From The New York Times:
“We’re starting to see that the gay community is very diverse,” said Bob Witeck, chief executive of Witeck-Combs Communications, which helped market the census to gay people. “We’re not all rich white guys.”
Black or Latino gay couples are twice as likely as whites to be raising children, according to Mr. Gates, who used data from a Census Bureau sampling known as the American Community Survey. They are also more likely than their white counterparts to be struggling economically.
Married same-sex parents face legal hurdles. Florida does not recognize same-sex marriage, and its domestic partnership recognition, while growing, is an uneven patchwork, and still leaves many spouses uninsured.
Even when employers agree to cover domestic partners, those couples pay higher taxes, because without federal recognition of their status, health coverage is considered income and is taxable. Until recently, Florida was one of a handful of states that expressly prohibited adoption by gay couples.

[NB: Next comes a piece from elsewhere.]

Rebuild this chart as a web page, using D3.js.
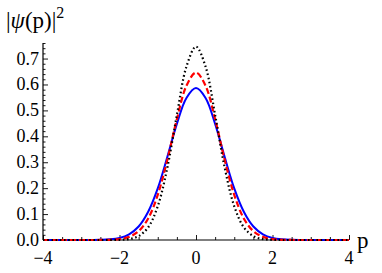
<html>
<head>
<style type="text/css">
  body { margin: 0; background: white; }
  .curve { fill: none; }
</style>
</head>
<body>
<svg id="viewport" width="382" height="273"></svg>
<script src="https://cdn.jsdelivr.net/npm/d3@7/dist/d3.min.js"></script>
<script>
  // DATA
  var pValues = [-4, -3.75, -3.5, -3.25, -3, -2.75, -2.5, -2.25, -2, -1.75, -1.5, -1.25, -1, -0.75, -0.5, -0.25,
    0, 0.25, 0.5, 0.75, 1, 1.25, 1.5, 1.75, 2, 2.25, 2.5, 2.75, 3, 3.25, 3.5, 3.75, 4];
  var blueSolid = [0, 0, 0, 0, 0, 0.0002, 0.0007, 0.0025, 0.008, 0.022, 0.052, 0.109, 0.199, 0.320, 0.448, 0.548,
    0.586, 0.548, 0.448, 0.320, 0.199, 0.109, 0.052, 0.022, 0.008, 0.0025, 0.0007, 0.0002, 0, 0, 0, 0, 0];
  var redDashed = [0, 0, 0, 0, 0, 0, 0.0002, 0.0008, 0.0034, 0.012, 0.034, 0.083, 0.174, 0.309, 0.466, 0.595,
    0.646, 0.595, 0.466, 0.309, 0.174, 0.083, 0.034, 0.012, 0.0034, 0.0008, 0.0002, 0, 0, 0, 0, 0, 0];
  var blackDotted = [0, 0, 0, 0, 0, 0, 0, 0.0001, 0.0007, 0.0035, 0.015, 0.049, 0.130, 0.279, 0.482, 0.669,
    0.746, 0.669, 0.482, 0.279, 0.130, 0.049, 0.015, 0.0035, 0.0007, 0.0001, 0, 0, 0, 0, 0, 0, 0];
  var xMajor = [-4, -2, 0, 2, 4];
  var xLabels = ["\u22124", "\u22122", "0", "2", "4"];
  var yMajor = [0, 0.1, 0.2, 0.3, 0.4, 0.5, 0.6, 0.7];
  var yLabels = ["0.0", "0.1", "0.2", "0.3", "0.4", "0.5", "0.6", "0.7"];

  var serif = "'Liberation Serif', 'DejaVu Serif', serif";
  var svg = d3.select("svg");

  var x = d3.scaleLinear().domain([-4, 4]).range([43, 349]);
  var y = d3.scaleLinear().domain([0, 0.76]).range([240, 43]);

  // axes (Mathematica style, ticks pointing inward)
  var xAxis = d3.axisTop(x)
    .tickValues(d3.range(-4, 4.001, 0.5))
    .tickSize(3)
    .tickFormat("");
  var xAxisG = svg.append("g")
    .attr("transform", "translate(0," + y(0) + ")")
    .call(xAxis);
  xAxisG.selectAll(".tick line")
    .filter(function(d) { return xMajor.indexOf(Math.round(d * 100) / 100) >= 0; })
    .attr("y2", -5);

  var yAxis = d3.axisRight(y)
    .tickValues(d3.range(0, 0.761, 0.02))
    .tickSize(2.5)
    .tickFormat("");
  var yAxisG = svg.append("g")
    .attr("transform", "translate(" + x(-4) + ",0)")
    .call(yAxis);
  yAxisG.selectAll(".tick line")
    .filter(function(d) { return yMajor.indexOf(Math.round(d * 100) / 100) >= 0; })
    .attr("x2", 5);

  svg.selectAll(".domain").remove();
  svg.selectAll(".tick line").attr("stroke", "black").attr("stroke-width", 0.9);

  svg.append("line")
    .attr("x1", x(-4)).attr("x2", x(4))
    .attr("y1", y(0)).attr("y2", y(0))
    .attr("stroke", "black").attr("stroke-width", 1.2);
  svg.append("line")
    .attr("x1", x(-4)).attr("x2", x(-4))
    .attr("y1", y(0)).attr("y2", y(0.76))
    .attr("stroke", "black").attr("stroke-width", 1.2);

  // tick labels
  svg.selectAll(".xlab")
    .data(xMajor)
    .enter()
    .append("text")
    .attr("class", "xlab")
    .attr("x", function(d) { return x(d); })
    .attr("y", 264)
    .attr("text-anchor", "middle")
    .attr("font-family", serif)
    .attr("font-size", 18)
    .text(function(d, i) { return xLabels[i]; });

  svg.selectAll(".ylab")
    .data(yMajor)
    .enter()
    .append("text")
    .attr("class", "ylab")
    .attr("x", 39)
    .attr("y", function(d) { return y(d) + 6; })
    .attr("text-anchor", "end")
    .attr("font-family", serif)
    .attr("font-size", 18)
    .text(function(d, i) { return yLabels[i]; });

  // axis labels
  svg.append("text")
    .attr("x", 357)
    .attr("y", 248)
    .attr("font-family", serif)
    .attr("font-size", 23)
    .text("p");

  var title = svg.append("text")
    .attr("x", 6)
    .attr("y", 28)
    .attr("font-family", serif)
    .attr("font-size", 23);
  title.append("tspan").text("|");
  title.append("tspan").attr("font-style", "italic").text("\u03c8");
  title.append("tspan").text("(p)|");
  title.append("tspan").attr("dy", -10).attr("font-size", 16).text("2");

  // curves
  var line = d3.line()
    .x(function(d) { return x(d[0]); })
    .y(function(d) { return y(d[1]); })
    .curve(d3.curveCatmullRom.alpha(0.5));

  var series = [
    { values: blueSolid, color: "#0000ff", dash: null, width: 2 },
    { values: redDashed, color: "#ff0000", dash: "6,3", width: 2.2 },
    { values: blackDotted, color: "black", dash: "1.6,2.6", width: 2.2 }
  ];

  svg.selectAll(".curve")
    .data(series)
    .enter()
    .append("path")
    .attr("class", "curve")
    .attr("d", function(s) {
      return line(pValues.map(function(p, i) { return [p, s.values[i]]; }));
    })
    .attr("stroke", function(s) { return s.color; })
    .attr("stroke-width", function(s) { return s.width; })
    .attr("stroke-dasharray", function(s) { return s.dash; });
</script>
</body>
</html>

Based on Census data, Mr. Gates estimates 32 percent of gay couples in Jacksonville are raising children. This is second only to San Antonio which has a rate of 34 percent. Why do southern states have a higher contingent of same-sex couples raising children then?
Mr. Gates muses that religious disapproval of same-sex relationships may come into play when he suggests that a large number of those parents had children in previous heterosexual relationships.
Gates also points out that Census data shows gay men who used to be in heterosexual relationships had children on average three years earlier than their heterosexual counterparts.
The reason for this trend is not offered, but one could guess that in an attempt to assimilate and live a heterosexual life, those individuals would marry and have children earlier.
However, the article notes that there is still a fear of not being accepted in these states, with one Jacksonville couple talking about the tough decisions they’ve taken due to one parent being a teacher at their child’s local school:
Cynthia, the mother of a talkative 9-year-old, can be herself at her daughter’s cheerleading practice, because it is far from their home. But at her daughter’s school, she tells no one that she is gay, because her partner, Monique, teaches there.
Their daughter, they said, ends up with a mixed message at school.
“We tell her, ‘Be honest, don’t lie, but keep this in the closet,’ ” said Monique, who asked that the couple’s last names not be used to protect her privacy at work, “It gets confusing for her.”
Yet the article also highlights an optimism that the strong presence of same-sex parents in communities previously thought of as anti-gay may in fact be helping to change attitudes and demonstrate that often have more in common with their neighbors than they do differences.
Based on data collected in 2009, the Census Bureau estimates that there are 581,000 same-sex couples in the United States. The Census does not count single LGBT people, so this data collection gives only a glimpse into a demographic who has thus far remained largely invisible in official records.